#### [The problem]
Print the records below exactly, from the line containing "Recreate this image" down to the line containing "return 1 - (y - T) / ph", both lines included, and omit every picture.
## START
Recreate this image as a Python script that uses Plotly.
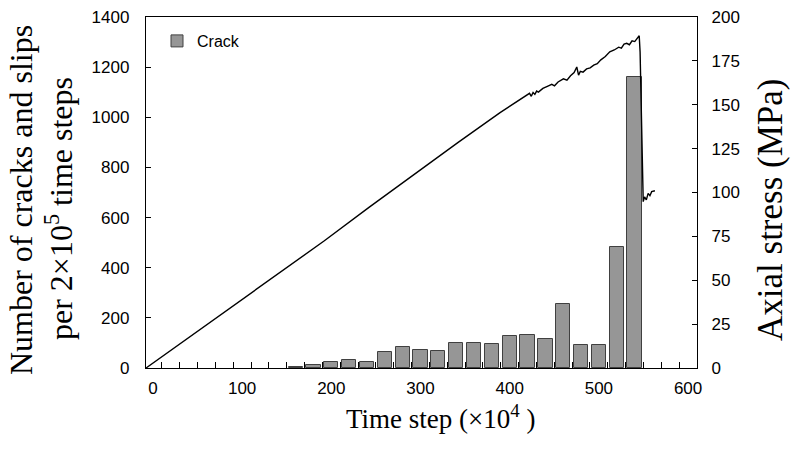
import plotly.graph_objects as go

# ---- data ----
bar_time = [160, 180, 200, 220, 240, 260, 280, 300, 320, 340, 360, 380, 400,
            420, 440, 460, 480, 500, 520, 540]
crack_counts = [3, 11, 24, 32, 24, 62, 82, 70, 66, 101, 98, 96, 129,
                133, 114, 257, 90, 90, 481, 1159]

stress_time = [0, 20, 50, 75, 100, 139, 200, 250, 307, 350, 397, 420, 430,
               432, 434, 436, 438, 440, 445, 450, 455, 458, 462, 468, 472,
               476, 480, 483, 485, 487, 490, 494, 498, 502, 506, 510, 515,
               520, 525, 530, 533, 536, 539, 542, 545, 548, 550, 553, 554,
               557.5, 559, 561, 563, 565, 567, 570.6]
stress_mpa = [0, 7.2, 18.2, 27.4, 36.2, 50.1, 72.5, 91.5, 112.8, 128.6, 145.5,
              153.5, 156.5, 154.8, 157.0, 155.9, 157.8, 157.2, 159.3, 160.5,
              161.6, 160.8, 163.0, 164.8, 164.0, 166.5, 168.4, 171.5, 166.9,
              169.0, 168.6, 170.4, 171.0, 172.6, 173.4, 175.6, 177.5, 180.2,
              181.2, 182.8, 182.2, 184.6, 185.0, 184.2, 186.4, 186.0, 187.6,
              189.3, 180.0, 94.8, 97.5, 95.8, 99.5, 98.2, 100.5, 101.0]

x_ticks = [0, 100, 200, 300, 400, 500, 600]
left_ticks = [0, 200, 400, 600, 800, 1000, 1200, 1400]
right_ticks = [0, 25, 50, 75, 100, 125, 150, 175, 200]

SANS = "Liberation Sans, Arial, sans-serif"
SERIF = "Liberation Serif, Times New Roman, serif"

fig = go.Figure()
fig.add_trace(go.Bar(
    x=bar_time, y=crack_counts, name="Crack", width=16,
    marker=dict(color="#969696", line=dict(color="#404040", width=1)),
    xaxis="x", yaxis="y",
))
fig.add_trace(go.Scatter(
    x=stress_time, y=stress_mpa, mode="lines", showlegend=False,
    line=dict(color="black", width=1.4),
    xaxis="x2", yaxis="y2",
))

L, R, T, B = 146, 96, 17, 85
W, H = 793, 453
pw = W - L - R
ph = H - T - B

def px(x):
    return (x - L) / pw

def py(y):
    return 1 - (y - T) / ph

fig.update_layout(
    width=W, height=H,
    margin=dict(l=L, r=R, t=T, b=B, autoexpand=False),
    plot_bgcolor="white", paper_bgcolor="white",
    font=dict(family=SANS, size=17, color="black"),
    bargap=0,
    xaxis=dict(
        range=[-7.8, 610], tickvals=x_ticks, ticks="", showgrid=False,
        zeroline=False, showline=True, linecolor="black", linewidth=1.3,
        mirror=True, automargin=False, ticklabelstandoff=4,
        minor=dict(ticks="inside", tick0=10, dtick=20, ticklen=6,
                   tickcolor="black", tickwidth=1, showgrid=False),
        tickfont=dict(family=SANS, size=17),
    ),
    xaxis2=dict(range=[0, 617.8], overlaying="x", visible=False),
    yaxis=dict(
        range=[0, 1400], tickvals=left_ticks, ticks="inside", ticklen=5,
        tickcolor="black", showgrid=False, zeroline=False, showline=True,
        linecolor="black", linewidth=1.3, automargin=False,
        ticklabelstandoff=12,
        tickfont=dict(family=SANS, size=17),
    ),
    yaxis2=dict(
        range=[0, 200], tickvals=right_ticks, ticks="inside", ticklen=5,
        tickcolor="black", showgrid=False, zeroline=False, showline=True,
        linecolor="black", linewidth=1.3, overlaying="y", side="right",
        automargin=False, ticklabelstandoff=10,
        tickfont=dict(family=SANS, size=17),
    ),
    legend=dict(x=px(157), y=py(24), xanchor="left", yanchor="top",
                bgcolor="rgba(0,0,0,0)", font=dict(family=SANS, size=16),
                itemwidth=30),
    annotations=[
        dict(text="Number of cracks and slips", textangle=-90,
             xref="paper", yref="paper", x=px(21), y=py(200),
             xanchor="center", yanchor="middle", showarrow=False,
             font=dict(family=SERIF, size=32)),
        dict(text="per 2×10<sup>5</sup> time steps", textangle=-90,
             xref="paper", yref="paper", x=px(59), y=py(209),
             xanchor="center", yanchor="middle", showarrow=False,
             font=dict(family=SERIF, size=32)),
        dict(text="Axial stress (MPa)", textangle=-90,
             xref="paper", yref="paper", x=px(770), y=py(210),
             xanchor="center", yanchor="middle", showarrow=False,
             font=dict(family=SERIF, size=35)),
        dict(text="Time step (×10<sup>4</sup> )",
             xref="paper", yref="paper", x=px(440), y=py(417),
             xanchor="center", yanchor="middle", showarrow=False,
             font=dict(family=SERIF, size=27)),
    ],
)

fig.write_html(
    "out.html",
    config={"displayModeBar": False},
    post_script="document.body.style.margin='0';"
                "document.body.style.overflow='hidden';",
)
## END
## START
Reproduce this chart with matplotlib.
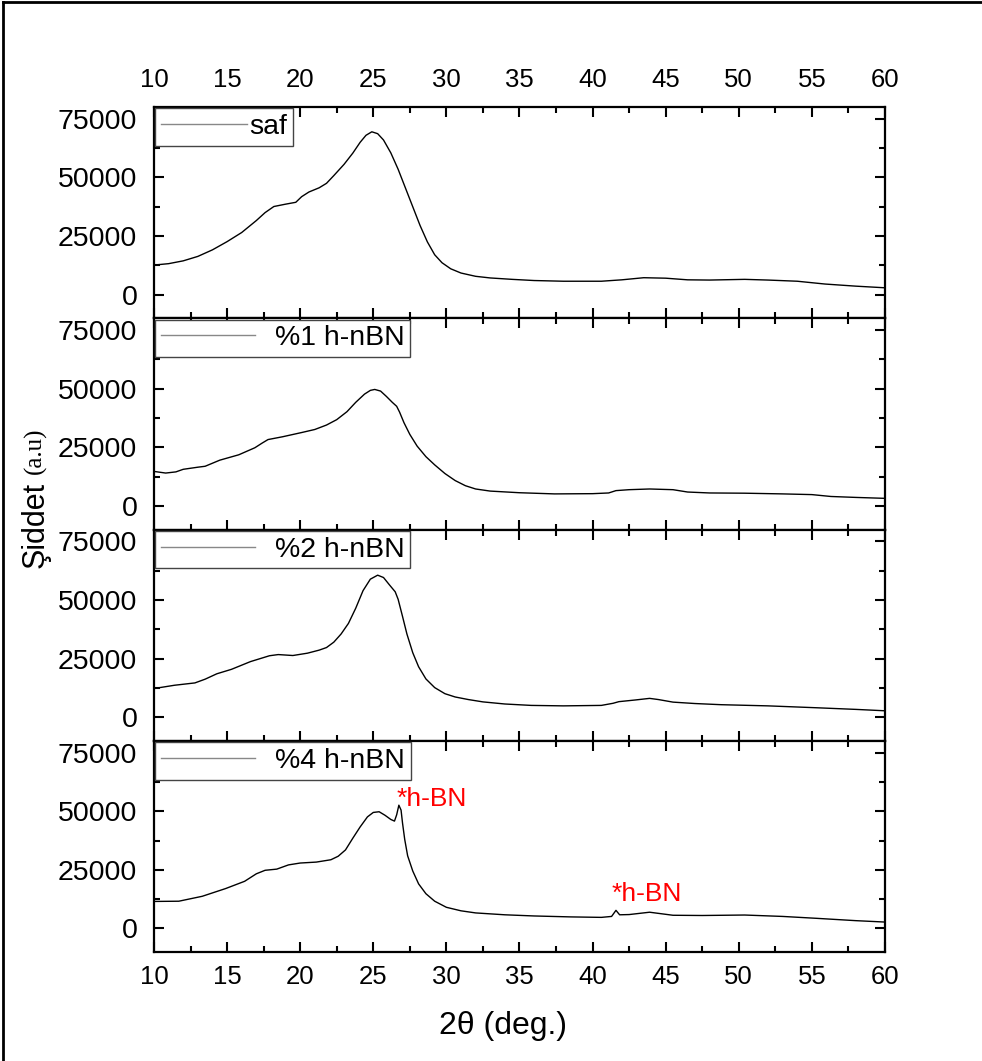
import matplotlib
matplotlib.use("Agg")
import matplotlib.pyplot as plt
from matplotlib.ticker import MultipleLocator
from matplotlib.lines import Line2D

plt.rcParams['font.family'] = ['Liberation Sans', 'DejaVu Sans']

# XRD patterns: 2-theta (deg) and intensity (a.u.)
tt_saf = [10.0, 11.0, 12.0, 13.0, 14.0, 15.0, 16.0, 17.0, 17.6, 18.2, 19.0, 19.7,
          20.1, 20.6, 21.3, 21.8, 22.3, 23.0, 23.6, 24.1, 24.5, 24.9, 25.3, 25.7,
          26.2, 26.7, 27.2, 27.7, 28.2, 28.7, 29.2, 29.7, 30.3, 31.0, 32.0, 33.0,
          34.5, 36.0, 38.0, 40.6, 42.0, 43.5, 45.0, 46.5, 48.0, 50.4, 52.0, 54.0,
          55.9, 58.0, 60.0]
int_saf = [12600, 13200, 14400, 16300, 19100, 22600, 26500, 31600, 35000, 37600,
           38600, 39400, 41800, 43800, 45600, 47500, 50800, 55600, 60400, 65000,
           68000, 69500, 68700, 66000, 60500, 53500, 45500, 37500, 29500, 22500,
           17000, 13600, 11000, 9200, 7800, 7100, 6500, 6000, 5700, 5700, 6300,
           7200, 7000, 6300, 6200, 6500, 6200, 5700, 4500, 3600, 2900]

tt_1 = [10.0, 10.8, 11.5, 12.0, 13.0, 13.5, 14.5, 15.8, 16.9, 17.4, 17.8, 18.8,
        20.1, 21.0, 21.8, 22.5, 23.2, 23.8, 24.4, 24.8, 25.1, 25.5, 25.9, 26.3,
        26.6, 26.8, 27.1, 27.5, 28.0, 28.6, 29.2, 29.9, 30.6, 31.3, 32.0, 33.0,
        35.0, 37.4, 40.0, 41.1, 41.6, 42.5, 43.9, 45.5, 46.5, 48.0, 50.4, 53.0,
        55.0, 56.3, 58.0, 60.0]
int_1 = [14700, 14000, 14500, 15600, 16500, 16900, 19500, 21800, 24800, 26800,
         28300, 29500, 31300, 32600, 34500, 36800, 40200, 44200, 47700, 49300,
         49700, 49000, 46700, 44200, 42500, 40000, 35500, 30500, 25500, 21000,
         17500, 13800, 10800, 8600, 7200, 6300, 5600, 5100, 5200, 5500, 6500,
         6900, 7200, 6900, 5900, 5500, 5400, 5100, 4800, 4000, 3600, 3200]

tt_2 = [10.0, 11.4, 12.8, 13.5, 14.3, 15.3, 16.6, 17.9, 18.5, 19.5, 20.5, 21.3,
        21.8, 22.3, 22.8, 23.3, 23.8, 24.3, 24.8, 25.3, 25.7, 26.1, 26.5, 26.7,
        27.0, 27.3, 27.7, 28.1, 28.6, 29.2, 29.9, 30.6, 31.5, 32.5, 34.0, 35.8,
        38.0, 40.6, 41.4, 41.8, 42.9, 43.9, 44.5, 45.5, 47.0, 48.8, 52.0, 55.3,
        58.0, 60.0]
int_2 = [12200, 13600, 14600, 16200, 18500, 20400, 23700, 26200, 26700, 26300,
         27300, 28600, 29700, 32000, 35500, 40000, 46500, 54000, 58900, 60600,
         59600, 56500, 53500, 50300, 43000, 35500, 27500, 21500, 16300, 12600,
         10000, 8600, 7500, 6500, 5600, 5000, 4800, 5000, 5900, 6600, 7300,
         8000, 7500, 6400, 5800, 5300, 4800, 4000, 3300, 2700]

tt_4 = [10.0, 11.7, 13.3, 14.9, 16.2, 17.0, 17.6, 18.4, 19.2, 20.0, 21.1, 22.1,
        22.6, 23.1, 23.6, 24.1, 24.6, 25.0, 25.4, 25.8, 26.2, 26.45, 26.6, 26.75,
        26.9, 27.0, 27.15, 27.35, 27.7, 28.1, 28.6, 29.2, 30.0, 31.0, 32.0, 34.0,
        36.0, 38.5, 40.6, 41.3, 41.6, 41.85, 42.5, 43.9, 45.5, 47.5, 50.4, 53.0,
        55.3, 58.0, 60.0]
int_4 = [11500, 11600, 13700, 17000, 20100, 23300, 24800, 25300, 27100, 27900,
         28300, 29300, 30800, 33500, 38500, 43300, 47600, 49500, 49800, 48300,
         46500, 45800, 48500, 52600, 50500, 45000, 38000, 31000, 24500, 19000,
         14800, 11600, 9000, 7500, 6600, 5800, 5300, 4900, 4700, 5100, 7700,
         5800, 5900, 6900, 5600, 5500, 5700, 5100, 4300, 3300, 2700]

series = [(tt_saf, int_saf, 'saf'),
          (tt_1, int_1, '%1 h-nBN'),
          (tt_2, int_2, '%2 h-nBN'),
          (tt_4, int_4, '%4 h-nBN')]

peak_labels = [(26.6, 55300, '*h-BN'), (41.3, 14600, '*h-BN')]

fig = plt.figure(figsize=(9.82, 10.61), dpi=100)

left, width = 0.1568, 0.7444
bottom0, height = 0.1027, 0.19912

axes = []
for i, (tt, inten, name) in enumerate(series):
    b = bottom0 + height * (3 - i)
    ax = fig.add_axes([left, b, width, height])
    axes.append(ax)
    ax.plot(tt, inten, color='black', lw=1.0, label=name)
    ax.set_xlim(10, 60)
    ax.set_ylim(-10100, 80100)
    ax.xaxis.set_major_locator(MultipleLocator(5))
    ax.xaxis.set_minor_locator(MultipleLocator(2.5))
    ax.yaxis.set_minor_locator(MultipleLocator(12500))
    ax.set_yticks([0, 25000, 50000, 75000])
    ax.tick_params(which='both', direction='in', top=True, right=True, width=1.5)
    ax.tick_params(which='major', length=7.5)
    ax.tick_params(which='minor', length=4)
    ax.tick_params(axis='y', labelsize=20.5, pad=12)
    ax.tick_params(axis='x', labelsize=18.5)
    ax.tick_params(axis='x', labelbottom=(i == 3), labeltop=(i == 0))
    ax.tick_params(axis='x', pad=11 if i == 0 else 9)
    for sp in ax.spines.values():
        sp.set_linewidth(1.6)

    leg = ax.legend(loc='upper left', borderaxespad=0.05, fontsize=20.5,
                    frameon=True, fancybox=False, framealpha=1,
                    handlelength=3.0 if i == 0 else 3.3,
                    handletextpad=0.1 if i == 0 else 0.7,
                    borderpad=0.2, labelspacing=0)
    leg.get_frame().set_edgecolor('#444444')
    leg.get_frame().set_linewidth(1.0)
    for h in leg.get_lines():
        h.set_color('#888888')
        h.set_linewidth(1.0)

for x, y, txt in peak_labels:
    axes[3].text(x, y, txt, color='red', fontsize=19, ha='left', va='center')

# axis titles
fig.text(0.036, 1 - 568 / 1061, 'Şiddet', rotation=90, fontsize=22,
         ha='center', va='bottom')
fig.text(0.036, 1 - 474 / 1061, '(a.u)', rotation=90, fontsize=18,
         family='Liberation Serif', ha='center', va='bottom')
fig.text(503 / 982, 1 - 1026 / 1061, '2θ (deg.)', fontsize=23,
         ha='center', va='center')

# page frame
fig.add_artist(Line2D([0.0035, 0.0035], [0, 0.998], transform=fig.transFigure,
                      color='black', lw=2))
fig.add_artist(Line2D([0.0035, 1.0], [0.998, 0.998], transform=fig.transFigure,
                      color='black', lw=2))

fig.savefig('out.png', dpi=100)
## END
## START
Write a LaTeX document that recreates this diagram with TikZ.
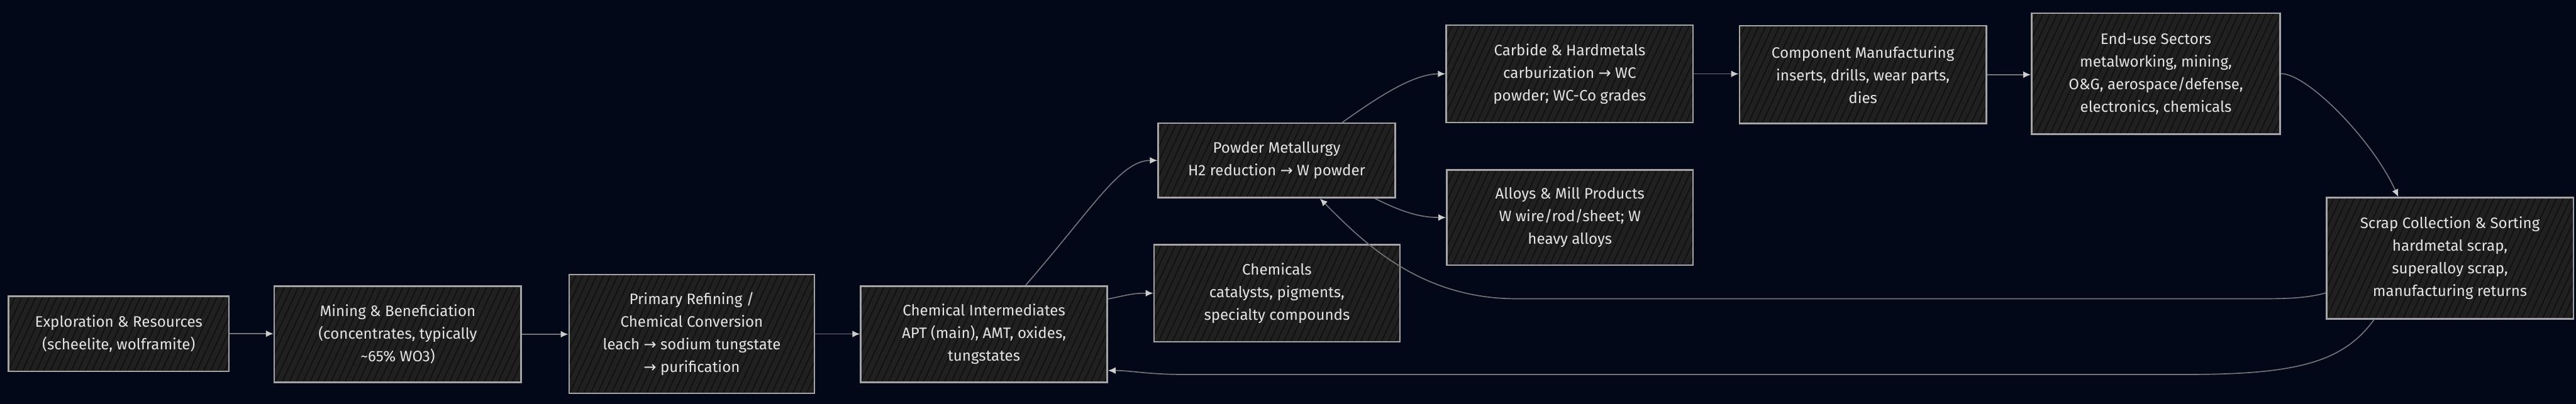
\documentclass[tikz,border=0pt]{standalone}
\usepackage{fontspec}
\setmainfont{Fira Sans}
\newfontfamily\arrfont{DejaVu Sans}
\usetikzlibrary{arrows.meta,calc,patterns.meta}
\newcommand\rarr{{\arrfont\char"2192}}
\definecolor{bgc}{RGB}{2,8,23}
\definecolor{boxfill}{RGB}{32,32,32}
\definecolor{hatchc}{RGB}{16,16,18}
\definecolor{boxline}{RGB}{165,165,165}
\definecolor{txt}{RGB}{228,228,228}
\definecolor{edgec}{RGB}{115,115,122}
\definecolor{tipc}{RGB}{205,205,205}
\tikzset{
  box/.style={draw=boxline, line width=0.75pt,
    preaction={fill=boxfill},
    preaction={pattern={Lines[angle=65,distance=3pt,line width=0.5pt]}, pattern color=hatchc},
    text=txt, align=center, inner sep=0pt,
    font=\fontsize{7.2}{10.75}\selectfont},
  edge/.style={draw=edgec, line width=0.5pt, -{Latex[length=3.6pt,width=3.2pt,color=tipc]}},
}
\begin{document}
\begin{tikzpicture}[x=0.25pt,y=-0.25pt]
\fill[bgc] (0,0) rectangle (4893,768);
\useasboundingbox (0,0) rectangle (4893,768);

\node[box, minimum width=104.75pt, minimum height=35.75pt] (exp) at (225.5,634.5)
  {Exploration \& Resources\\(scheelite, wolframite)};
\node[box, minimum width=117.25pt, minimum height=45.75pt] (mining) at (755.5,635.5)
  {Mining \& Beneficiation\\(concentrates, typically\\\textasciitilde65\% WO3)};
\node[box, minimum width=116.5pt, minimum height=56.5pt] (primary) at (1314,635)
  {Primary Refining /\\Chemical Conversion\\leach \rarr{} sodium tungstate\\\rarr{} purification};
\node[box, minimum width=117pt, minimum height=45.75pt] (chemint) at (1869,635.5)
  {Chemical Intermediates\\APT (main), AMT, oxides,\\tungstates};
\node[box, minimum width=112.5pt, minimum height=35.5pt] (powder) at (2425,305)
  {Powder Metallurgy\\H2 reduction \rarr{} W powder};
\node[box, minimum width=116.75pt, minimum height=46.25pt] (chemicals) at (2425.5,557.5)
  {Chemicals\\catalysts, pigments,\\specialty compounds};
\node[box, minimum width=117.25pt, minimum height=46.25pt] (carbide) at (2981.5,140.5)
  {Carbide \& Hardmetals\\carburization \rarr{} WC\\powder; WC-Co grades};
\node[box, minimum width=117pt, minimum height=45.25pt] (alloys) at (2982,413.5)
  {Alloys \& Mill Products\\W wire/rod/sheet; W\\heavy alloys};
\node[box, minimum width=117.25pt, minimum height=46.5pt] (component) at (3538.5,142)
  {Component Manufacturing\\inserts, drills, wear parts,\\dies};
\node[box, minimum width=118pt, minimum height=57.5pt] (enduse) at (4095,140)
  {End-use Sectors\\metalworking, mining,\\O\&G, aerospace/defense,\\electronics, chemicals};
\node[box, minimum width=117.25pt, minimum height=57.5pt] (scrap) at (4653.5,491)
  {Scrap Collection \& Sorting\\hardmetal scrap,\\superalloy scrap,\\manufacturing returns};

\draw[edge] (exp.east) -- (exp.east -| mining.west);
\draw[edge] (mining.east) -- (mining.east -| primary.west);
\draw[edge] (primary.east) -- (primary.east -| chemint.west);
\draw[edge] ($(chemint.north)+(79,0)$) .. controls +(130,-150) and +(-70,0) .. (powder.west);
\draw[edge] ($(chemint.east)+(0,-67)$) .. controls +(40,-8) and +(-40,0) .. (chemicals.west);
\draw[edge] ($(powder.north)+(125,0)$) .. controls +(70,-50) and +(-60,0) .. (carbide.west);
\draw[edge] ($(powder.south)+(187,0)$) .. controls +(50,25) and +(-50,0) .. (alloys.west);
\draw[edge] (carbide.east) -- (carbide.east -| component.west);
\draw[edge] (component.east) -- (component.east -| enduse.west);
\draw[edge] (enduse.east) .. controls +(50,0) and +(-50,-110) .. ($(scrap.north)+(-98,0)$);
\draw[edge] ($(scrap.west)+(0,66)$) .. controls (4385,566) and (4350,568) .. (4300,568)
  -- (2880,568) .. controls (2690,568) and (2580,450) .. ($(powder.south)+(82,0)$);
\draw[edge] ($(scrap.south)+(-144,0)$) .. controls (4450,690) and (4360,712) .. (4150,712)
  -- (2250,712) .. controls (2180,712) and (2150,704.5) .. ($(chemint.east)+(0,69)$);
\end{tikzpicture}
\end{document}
## END
#### [Response to the task]
Recreate this image as a Python script that uses Plotly.
import plotly.graph_objects as go

# ---- data ----
bar_time = [160, 180, 200, 220, 240, 260, 280, 300, 320, 340, 360, 380, 400,
            420, 440, 460, 480, 500, 520, 540]
crack_counts = [3, 11, 24, 32, 24, 62, 82, 70, 66, 101, 98, 96, 129,
                133, 114, 257, 90, 90, 481, 1159]

stress_time = [0, 20, 50, 75, 100, 139, 200, 250, 307, 350, 397, 420, 430,
               432, 434, 436, 438, 440, 445, 450, 455, 458, 462, 468, 472,
               476, 480, 483, 485, 487, 490, 494, 498, 502, 506, 510, 515,
               520, 525, 530, 533, 536, 539, 542, 545, 548, 550, 553, 554,
               557.5, 559, 561, 563, 565, 567, 570.6]
stress_mpa = [0, 7.2, 18.2, 27.4, 36.2, 50.1, 72.5, 91.5, 112.8, 128.6, 145.5,
              153.5, 156.5, 154.8, 157.0, 155.9, 157.8, 157.2, 159.3, 160.5,
              161.6, 160.8, 163.0, 164.8, 164.0, 166.5, 168.4, 171.5, 166.9,
              169.0, 168.6, 170.4, 171.0, 172.6, 173.4, 175.6, 177.5, 180.2,
              181.2, 182.8, 182.2, 184.6, 185.0, 184.2, 186.4, 186.0, 187.6,
              189.3, 180.0, 94.8, 97.5, 95.8, 99.5, 98.2, 100.5, 101.0]

x_ticks = [0, 100, 200, 300, 400, 500, 600]
left_ticks = [0, 200, 400, 600, 800, 1000, 1200, 1400]
right_ticks = [0, 25, 50, 75, 100, 125, 150, 175, 200]

SANS = "Liberation Sans, Arial, sans-serif"
SERIF = "Liberation Serif, Times New Roman, serif"

fig = go.Figure()
fig.add_trace(go.Bar(
    x=bar_time, y=crack_counts, name="Crack", width=16,
    marker=dict(color="#969696", line=dict(color="#404040", width=1)),
    xaxis="x", yaxis="y",
))
fig.add_trace(go.Scatter(
    x=stress_time, y=stress_mpa, mode="lines", showlegend=False,
    line=dict(color="black", width=1.4),
    xaxis="x2", yaxis="y2",
))

L, R, T, B = 146, 96, 17, 85
W, H = 793, 453
pw = W - L - R
ph = H - T - B

def px(x):
    return (x - L) / pw

def py(y):
    return 1 - (y - T) / ph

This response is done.